By Elio Manca, managing director of ITI Funds.
The Russian growth story is in its ascendancy, with economic forecasts indicating the country will grow and strengthen throughout 2018.
Data for January suggest conditions have markedly improved since a slow end to 2017. Independent research firm Capital Economics suggests Russian GDP growth has picked up to more than 2% year-on-year, a significant increase from the 1.5% the country achieved in 2017.
Markets barely moved following Vladimir Putin’s landslide election victory in March, an endorsement of his recent leadership style that suggests a shift toward more orthodox macro policymaking is here to stay.
With Russia-listed companies continuing to offer average dividend yields of 5% and current pay-out ratios expected to increase from 20% to 50% given the government indication, the Russian market clearly should not be ignored as an investment opportunity. The RTS Index – Russia’s main market – currently offers a P/E ratio of 7.7x, comparative to a ratio of 16.5x for the MSCI Emerging Market Index.
With Russia now emerging from the dip in its economic cycle and with equity markets failing to account for any improvement, now seems like a particularly opportune time to invest.
ETFs tracking the Russian stock market provide a cheap, highly liquid and diversified exposure to capture this potential upside. On average, Russia ETFs incur a total expense ratio of 0.65% while Russia-focused active investment funds currently charge between 1% – 1.5%.
So far this year, inflows and outflows in Russia ETFs have been in excess of $1 billion, with investors increasing their allocation to Russia to the tune of around $100 million. Added to this, they are moving away from swap-based ETFs to physically-replicating models.
Only one equity ETF outside of Moscow provides exposure to locally listed shares, tracking the RTS Index, while all the others track narrower indices based on ADR/GDR shares comprising between 15 and 28 companies.
The ITI Funds RTS Equity UCITS ETF SICAV (RUSE LN), launched in February this year, tracks the RTS Index, physically investing in 45 local shares. This offers a greater diversified exposure as well as good liquidity, with the RTS Index being the index that underlies Russian future contracts.
Liquidity
Whilst up to 40% of the RTS Index is allocated to a handful of the largest companies by market capitalisation (notably Sberbank, Gazprom, Lukoil), by investing across Russia’s main RTS Index through an ETF, investors can gain exposure to both larger and smaller-cap stocks. They will also be able to trade on an intra-day basis and benefit from the increased liquidity and reduced market impact that replicating the index offers.
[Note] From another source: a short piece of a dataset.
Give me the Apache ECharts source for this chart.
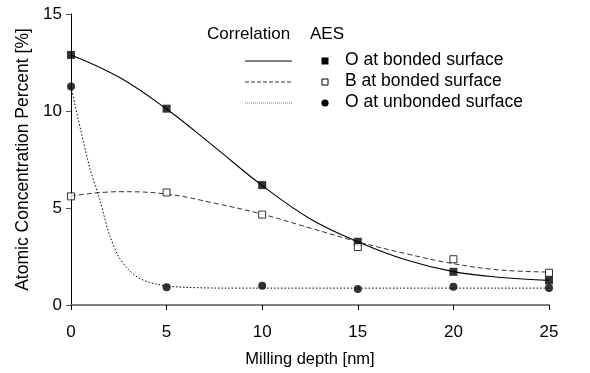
<!DOCTYPE html>
<html>
<head>
<meta charset="utf-8">
<script src="https://cdn.jsdelivr.net/npm/echarts@6/dist/echarts.min.js"></script>
<style>
  html, body { margin: 0; padding: 0; background: #fff; }
  #chart { width: 590px; height: 373px; }
</style>
</head>
<body>
<div id="chart"></div>
<script>
// AES measurements (atomic concentration, %) versus milling depth (nm)
const depths = [0, 5, 10, 15, 20, 25];
const oBonded = [12.89, 10.12, 6.18, 3.26, 1.71, 1.27];
const bBonded = [5.6, 5.8, 4.66, 2.99, 2.36, 1.66];
const oUnbonded = [11.26, 0.91, 0.99, 0.82, 0.94, 0.87];

// Correlation curves, sampled along the depth axis
const oBondedFitX = [0, 2.5, 5, 7.5, 10, 12.5, 15, 17.5, 20, 22.5, 25];
const oBondedFitY = [12.89, 11.75, 10.1, 8.15, 6.16, 4.45, 3.26, 2.33, 1.72, 1.42, 1.27];
const bBondedFitX = [0, 2.5, 5, 7.5, 10, 12.5, 15, 17.5, 20, 22.5, 25];
const bBondedFitY = [5.62, 5.84, 5.72, 5.25, 4.68, 3.97, 3.26, 2.65, 2.13, 1.8, 1.7];
const oUnbondedFitX = [0, 0.5, 1, 1.5, 2, 2.5, 3, 3.5, 4, 4.5, 5, 6, 8, 12, 18, 25];
const oUnbondedFitY = [11.26, 9.05, 7.0, 5.45, 3.65, 2.48, 1.83, 1.42, 1.2, 1.07, 0.98, 0.91, 0.87, 0.87, 0.87, 0.87];

const seriesNames = ['O at bonded surface', 'B at bonded surface', 'O at unbonded surface'];
const xTicks = { min: 0, max: 25, interval: 5 };
const yTicks = { min: 0, max: 15, interval: 5 };

const FONT = '"Liberation Sans", Arial, sans-serif';

function pairs(xs, ys) { return xs.map((x, i) => [x, ys[i]]); }

const chart = echarts.init(document.getElementById('chart'), null, { renderer: 'canvas' });

// legend block: correlation line sample, AES marker, label
const legX = { line0: 245, line1: 292, marker: 325, text: 345 };
const legRows = [61, 82, 103];
const legLine = [
  { stroke: '#000', lineWidth: 1 },
  { stroke: '#333', lineWidth: 1, lineDash: [4, 2] },
  { stroke: '#777', lineWidth: 1, lineDash: [1, 1] }
];
const graphics = [
  { type: 'text', left: 207, top: 26, style: { text: 'Correlation', font: '17px ' + FONT, fill: '#000' } },
  { type: 'text', left: 310, top: 26, style: { text: 'AES', font: '17px ' + FONT, fill: '#000' } }
];
legRows.forEach((y, i) => {
  graphics.push({ type: 'line', shape: { x1: legX.line0, y1: y, x2: legX.line1, y2: y }, style: legLine[i] });
  if (i === 0) {
    graphics.push({ type: 'rect', shape: { x: legX.marker - 3.5, y: y - 3.5, width: 7, height: 7 }, style: { fill: '#000' } });
  } else if (i === 1) {
    graphics.push({ type: 'rect', shape: { x: legX.marker - 3, y: y - 3, width: 6, height: 6 }, style: { fill: '#fff', stroke: '#000', lineWidth: 1 } });
  } else {
    graphics.push({ type: 'circle', shape: { cx: legX.marker, cy: y, r: 3.6 }, style: { fill: '#000' } });
  }
  graphics.push({ type: 'text', left: legX.text, top: y - 10, style: { text: seriesNames[i], font: '17.5px ' + FONT, fill: '#000' } });
});

const option = {
  backgroundColor: '#fff',
  animation: false,
  grid: { left: 71, right: 41, top: 14, bottom: 67, containLabel: false },
  xAxis: {
    type: 'value',
    min: xTicks.min, max: xTicks.max, interval: xTicks.interval,
    name: 'Milling depth [nm]',
    nameLocation: 'middle',
    nameGap: 46,
    nameTextStyle: { fontFamily: FONT, fontSize: 16.5, color: '#000' },
    axisLine: { show: true, onZero: false, lineStyle: { color: '#808080', width: 2 } },
    axisTick: { show: true, inside: false, length: 5, lineStyle: { color: '#000', width: 1 } },
    axisLabel: { fontFamily: FONT, fontSize: 17, color: '#000', margin: 19 },
    splitLine: { show: false }
  },
  yAxis: {
    type: 'value',
    min: yTicks.min, max: yTicks.max, interval: yTicks.interval,
    name: 'Atomic Concentration Percent [%]',
    nameLocation: 'middle',
    nameGap: 35,
    nameTextStyle: { fontFamily: FONT, fontSize: 17.5, color: '#000' },
    axisLine: { show: true, onZero: false, lineStyle: { color: '#000', width: 1 } },
    axisTick: { show: true, length: 5, lineStyle: { color: '#555', width: 1 } },
    axisLabel: { fontFamily: FONT, fontSize: 17, color: '#000', margin: 9 },
    splitLine: { show: false }
  },
  graphic: graphics,
  series: [
    {
      name: seriesNames[0] + ' fit', type: 'line', smooth: 0.4, symbol: 'none',
      data: pairs(oBondedFitX, oBondedFitY),
      lineStyle: { color: '#000', width: 1.1 }, z: 2
    },
    {
      name: seriesNames[1] + ' fit', type: 'line', smooth: 0.4, symbol: 'none',
      data: pairs(bBondedFitX, bBondedFitY),
      lineStyle: { color: '#333', width: 1, type: [5, 3] }, z: 2
    },
    {
      name: seriesNames[2] + ' fit', type: 'line', smooth: 0.3, symbol: 'none',
      data: pairs(oUnbondedFitX, oUnbondedFitY),
      lineStyle: { color: '#000', width: 1, type: [1.5, 2] }, z: 2
    },
    {
      name: seriesNames[0], type: 'scatter', symbol: 'rect', symbolSize: 8,
      data: pairs(depths, oBonded),
      itemStyle: { color: '#000' }, z: 4
    },
    {
      name: seriesNames[1], type: 'scatter', symbol: 'rect', symbolSize: 7,
      data: pairs(depths, bBonded),
      itemStyle: { color: '#fff', borderColor: '#000', borderWidth: 1 }, z: 4
    },
    {
      name: seriesNames[2], type: 'scatter', symbol: 'circle', symbolSize: 8,
      data: pairs(depths, oUnbonded),
      itemStyle: { color: '#000' }, z: 4
    }
  ]
};

chart.setOption(option);
</script>
</body>
</html>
As passive funds are more frequently traded than active funds, it is easier for investors to move in or out of assets in an environment of both liquidity and transparency. The impact on the market is minimalized, with fundamentals driving the share price.
Diversification
Passive funds and ETFs enable investors to buy full replication of “the market” in a single transaction, offering investors superior diversification across industry sectors to the broader indices.
It is true that Russia remains a resource-driven market, accounting for close to 20% of global crude oil and gas exports. However, there are dynamic changes in Russian demographics, reflected in the broad Russian RTS Index. Russia’s consumer sector is benefitting from lower inflation and falling interest rates and now accounts for approximately 6.5% of the index weighting. Meanwhile, the country’s technology sector is experiencing exponential growth, substantial development and international investment.
Buying into a fund or ETF which physically replicates Russia’s RTS Index combines exposure to not only the oil & gas and banking sectors but also to potential returns from others growth areas like agriculture, technology and all other sectors benefitting from Russia’s improving economic cycle.
Opportunities through passive investment
Market strategists forecast that Russia will advance from the low point in its current economic cycle under Putin’s continued leadership. This is reflected in recent economic data and qualified simultaneously by S&P raising the country’s credit to investment grade, in line with Fitch.
Valuations of the Russian market remain outdated and very cheap. As a core approach, an ETF which tracks Russia’s RTS Index provides the cheapest, most liquid and diversified way of accessing Russia’s upside potential.
(The views expressed here are those of the author and do not necessarily reflect those of ETF Strategy.)